(continuation of this post: http://www.polarjetstream.com/2017/07/proposed-metric-calandar.html )
Ways to identify the day in Metric:
-Year, doy (day of year)
-Year, month, dom (day of month)
-Year, woy (week of year) (woy 1.0 = doy 10, woy 2.2 = doy 22)
Possible work and off days using a metric week.
Gregorian
71%: 5 work days, 2 off days
Metric
80%: 8 works days then 2 off days OR 4 work days then 1 off day then 4 work days then 1 off day
70%: 7 work days then 3 off days OR 4 work days then 2 off days then 3 work days then 1 off day (not symmetrical)

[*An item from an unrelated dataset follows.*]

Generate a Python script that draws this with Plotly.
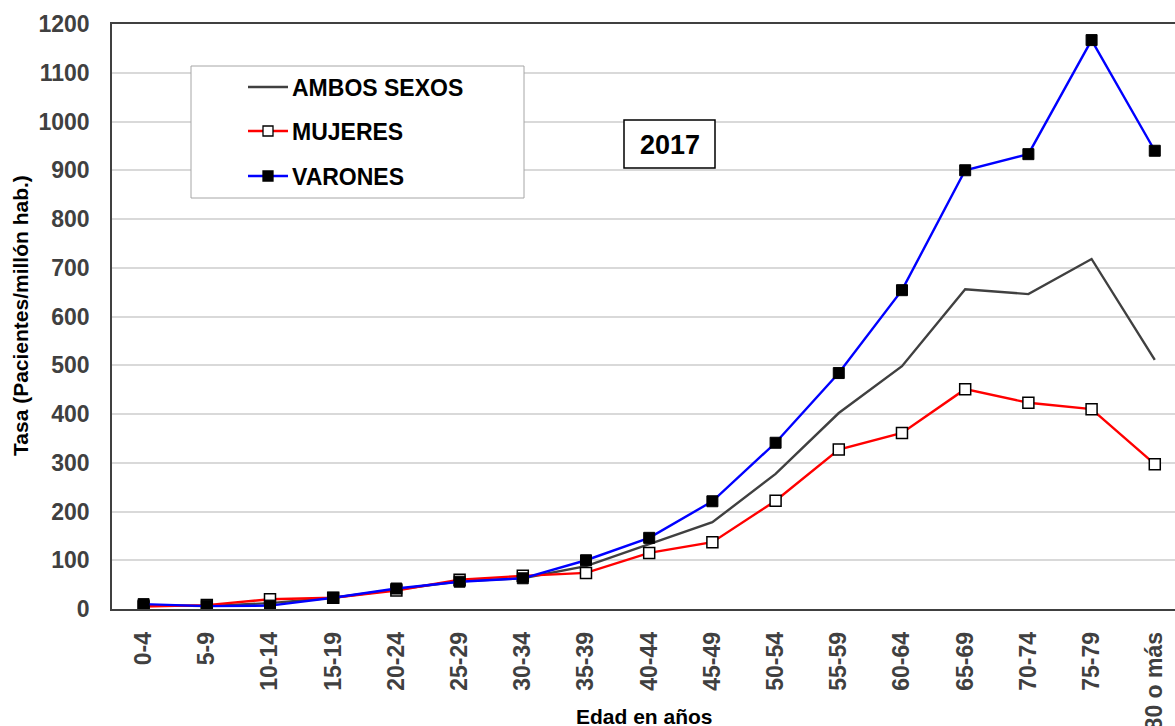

60%: 6 work days then 4 off days OR 3 work days then 2 off days then 3 work days then 2 off days
I'd prefer 3 ON 2 OFF 3 ON 2 OFF
-5 to 8 contiguous work days seems excessive
-4 contiguous works days seems OK, but the corresponding 1 off day seems insufficient.

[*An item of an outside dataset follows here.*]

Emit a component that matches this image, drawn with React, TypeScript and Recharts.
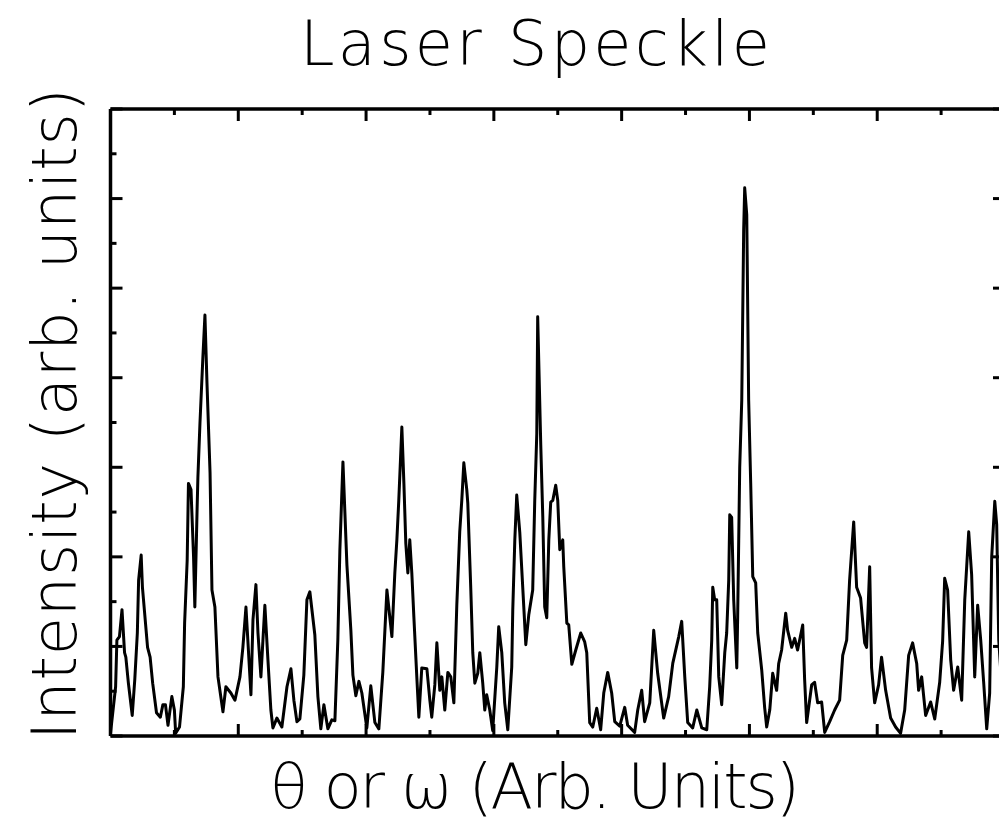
import React from "react";
import { LineChart, Line, XAxis, YAxis } from "recharts";

// angle (arb. units) and intensity (arb. units) of the speckle trace
const theta = [
  0, 4, 5, 7, 9, 11, 12, 14, 17, 19, 21, 22, 24, 25, 29, 31, 33, 36, 39, 41,
  43, 45, 48, 50, 51, 54, 57, 58, 60, 61, 63, 65, 66, 67.7, 68.4, 70, 72.3,
  73.9, 75.5, 77.9, 79.4, 81.7, 84.1, 88, 90.3, 94.2, 97.4, 101.3, 103.6, 106,
  109.9, 111.5, 113.8, 115.4, 117.7, 120.8, 123.2, 125.5, 127.1, 130.2, 134.1,
  138.1, 141.2, 143.5, 145.9, 148.2, 151.3, 153.7, 156, 159.9, 162.3, 164.6,
  167, 170.1, 173.2, 175.6, 177.9, 179.5, 181.9, 185, 188.1, 189.7, 192, 194.4,
  196.7, 200.6, 203.7, 206.9, 210, 213.1, 216.3, 220.2, 222.5, 224.1, 225.6,
  228, 229.6, 231.1, 232.7, 234.2, 235.8, 237.4, 239.7, 241.3, 243.6, 247.6,
  249.9, 251.4, 253.8, 255.4, 257.7, 259.3, 261.6, 264, 266.3, 268.7, 271,
  273.3, 274.9, 276.5, 278.8, 279.6, 281.9, 283.5, 285.1, 287.4, 289, 291.3,
  292.9, 294.4, 296.8, 299.1, 302.3, 303.8, 306.2, 308.5, 310.9, 314, 314.8,
  316.4, 317.9, 320.3, 322.6, 325, 327.3, 330.4, 332, 333.6, 334.3, 336.7,
  338.3, 339.8, 341.4, 343, 344.5, 346.1, 348.4, 350, 351.6, 353.9, 354.7,
  357.1, 358.6, 361, 364.1, 368, 371.1, 372.7, 375, 377.4, 380.5, 383.6, 386,
  389.1, 392.2, 394.6, 398.5, 402.4, 404.7, 410.2, 412.6, 415.7, 418, 422,
  425.1, 428.2, 432.9, 436.8, 440, 444.7, 447, 449.4, 451.7, 455.6, 458.8,
  462.7, 466.6, 468.9, 470.5, 471.3, 472.8, 474.4, 476, 478.3, 480.7, 482.2,
  483.8, 484.6, 486.1, 487.7, 490.1, 490.8, 492.4, 494, 495.5, 496.3, 497.9,
  499.4, 501, 502.6, 504.9, 506.5, 509.6, 511.9, 513.5, 515.9, 518.2, 521.3,
  522.9, 525.2, 528.4, 529.9, 533.1, 535.4, 537.7, 541.7, 543.2, 544.8, 548.7,
  551, 553.4, 556.5, 558.9, 562.8, 566.7, 570.6, 573, 576.1, 578.4, 581.6,
  583.9, 587, 590.2, 591.7, 594.1, 595.6, 598, 601.1, 603.4, 606.6, 610.5,
  614.4, 618.3, 621.5, 624.6, 627.7, 630.9, 632.4, 634.8, 637.9, 641.8, 645,
  648.9, 651.2, 652.8, 655.1, 657.5, 659.8, 663, 666.1, 668.5, 671.6, 673.9,
  676.3, 678.6, 681, 683.3, 685.7, 688, 689.6, 692, 693.5, 695.1, 698.2,
];

const intensity = [
  3, 55, 107, 111, 141, 93, 88, 59, 23, 63, 115, 174, 202, 166, 99, 88, 59, 26,
  21, 35, 35, 12, 44, 29, 3, 10, 55, 126, 196, 282, 275, 200, 144, 249, 289,
  349, 423, 470, 394, 294, 163, 144, 66, 27, 55, 48, 40, 66, 99, 144, 46, 130,
  169, 115, 66, 146, 85, 29, 9, 20, 10, 55, 75, 40, 16, 19, 68, 152, 161, 113,
  44, 8, 35, 8, 18, 17, 107, 208, 306, 191, 118, 68, 45, 61, 48, 9, 56, 15, 8,
  71, 163, 111, 182, 219, 263, 345, 282, 215, 182, 219, 182, 133, 66, 21, 76,
  75, 40, 21, 57, 104, 51, 66, 29, 71, 66, 37, 146, 228, 263, 305, 275, 260,
  166, 93, 59, 70, 93, 59, 29, 46, 29, 6, 77, 122, 93, 37, 7, 77, 141, 219,
  269, 227, 166, 102, 135, 163, 263, 338, 468, 325, 244, 144, 132, 219, 261,
  263, 280, 263, 208, 219, 189, 126, 124, 80, 96, 115, 105, 93, 15, 10, 31, 7,
  48, 71, 48, 16, 11, 32, 12, 4, 29, 51, 16, 37, 118, 70, 20, 44, 81, 111, 128,
  66, 15, 9, 29, 9, 7, 55, 107, 166, 152, 152, 66, 35, 93, 115, 174, 247, 244,
  152, 76, 133, 300, 375, 565, 612, 582, 375, 282, 178, 171, 115, 74, 32, 10,
  29, 70, 51, 81, 96, 137, 118, 99, 109, 96, 124, 63, 15, 57, 60, 37, 38, 4,
  16, 29, 40, 90, 107, 174, 239, 166, 154, 104, 99, 189, 76, 37, 57, 88, 51,
  20, 10, 3, 29, 90, 104, 81, 51, 66, 23, 38, 19, 60, 106, 176, 163, 85, 51,
  77, 40, 152, 228, 180, 66, 146, 107, 60, 8, 48, 200, 262, 236, 107, 40,
];

const majorTicks = [0, 100, 200, 300, 400, 500, 600, 700];
const minorTicks = [50, 150, 250, 350, 450, 550, 650];
const allTicks = [...majorTicks, ...minorTicks].sort((a, b) => a - b);

const data = theta.map((t, i) => ({ t, v: intensity[i] }));

const INK = "#000";
const labelFont = "'DejaVu Sans', sans-serif";

type TickProps = {
  x: number;
  y: number;
  payload: { value: number };
  side: "top" | "bottom" | "left" | "right";
};

// inward tick stub, longer on the major values
function TickMark({ x, y, payload, side }: TickProps) {
  const len = majorTicks.includes(payload.value) ? 12 : 6;
  let x2 = x;
  let y2 = y;
  if (side === "bottom") y2 = y - len;
  if (side === "top") y2 = y + len;
  if (side === "left") x2 = x + len;
  if (side === "right") x2 = x - len;
  return <line x1={x} y1={y} x2={x2} y2={y2} stroke={INK} strokeWidth={3} />;
}

const frame = { stroke: INK, strokeWidth: 3.5 };

// each axis keeps a 1px box so the tick stubs start right on the frame
const axisBits = {
  type: "number" as const,
  domain: [0, 700],
  allowDataOverflow: true,
  ticks: allTicks,
  interval: 0,
  tickSize: 0,
  tickMargin: 0,
  tickLine: false,
  axisLine: frame,
};

export default function App() {
  return (
    <div
      style={{
        position: "absolute",
        left: 0,
        top: 0,
        width: 999,
        height: 838,
        overflow: "hidden",
        background: "#fff",
      }}
    >
      <LineChart
        width={1020}
        height={838}
        data={data}
        margin={{ top: 108, right: 14, bottom: 101, left: 109.5 }}
      >
        <XAxis
          {...axisBits}
          xAxisId="bottom"
          dataKey="t"
          height={1}
          tick={(p: any) => <TickMark {...p} side="bottom" />}
        />
        <XAxis
          {...axisBits}
          xAxisId="top"
          orientation="top"
          dataKey="t"
          height={1}
          tick={(p: any) => <TickMark {...p} side="top" />}
        />
        <YAxis
          {...axisBits}
          yAxisId="left"
          width={1}
          tick={(p: any) => <TickMark {...p} side="left" />}
        />
        <YAxis
          {...axisBits}
          yAxisId="right"
          orientation="right"
          width={1}
          tick={(p: any) => <TickMark {...p} side="right" />}
        />
        <Line
          xAxisId="bottom"
          yAxisId="left"
          type="linear"
          dataKey="v"
          stroke={INK}
          strokeWidth={3}
          strokeLinejoin="round"
          dot={false}
          isAnimationActive={false}
        />
        <Line
          xAxisId="top"
          yAxisId="right"
          type="linear"
          dataKey="v"
          stroke="none"
          dot={false}
          activeDot={false}
          isAnimationActive={false}
        />
      </LineChart>

      <svg
        width={999}
        height={838}
        style={{ position: "absolute", left: 0, top: 0, pointerEvents: "none" }}
      >
        <text
          x={300}
          y={65}
          fontFamily={labelFont}
          fontWeight={200}
          fontSize={62}
          textLength={470}
          lengthAdjust="spacing"
          fill={INK}
        >
          Laser Speckle
        </text>
        <text
          x={270}
          y={808}
          fontFamily={labelFont}
          fontWeight={200}
          fontSize={62}
          textLength={530}
          lengthAdjust="spacing"
          fill={INK}
        >
          θ or ω (Arb. Units)
        </text>
        <text
          transform="translate(76, 740) rotate(-90)"
          x={0}
          y={0}
          fontFamily={labelFont}
          fontWeight={200}
          fontSize={62}
          textLength={652}
          lengthAdjust="spacing"
          fill={INK}
        >
          Intensity (arb. units)
        </text>
      </svg>
    </div>
  );
}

One way to look at it is splitting the week into 2 mini weeks
1st half: OFF ON ON ON OFF, 2nd half: OFF ON ON ON OFF
2 other ways (shifted)
1st half: OFF OFF ON ON ON 2nd half: OFF OFF ON ON ON
1st half: ON ON ON OFF OFF 2nd half: ON ON ON OFF OFF
Holidays
Gregorian Oct 31 (Halloween) occurs mid week of the first week of Metric November. I suppose holidays could continue to be held in terms of Gregorian and translated (via doy) to Metric, instead of converted (last day of Metric Oct is Gregorian Oct 26/27.)
Adoption
Replacing the Gregorian system any time soon doesn't seem likely. However with dynamically generated calendars using computers having multiple calendar system being used in parallel seems reasonable. Year and day of year (doy) remains the same between the 2 systems for easy translations, so year/doy would be a good way to note dates. Both year and doy are based on Earth (spin around it's own axis and rotate around the Sun.)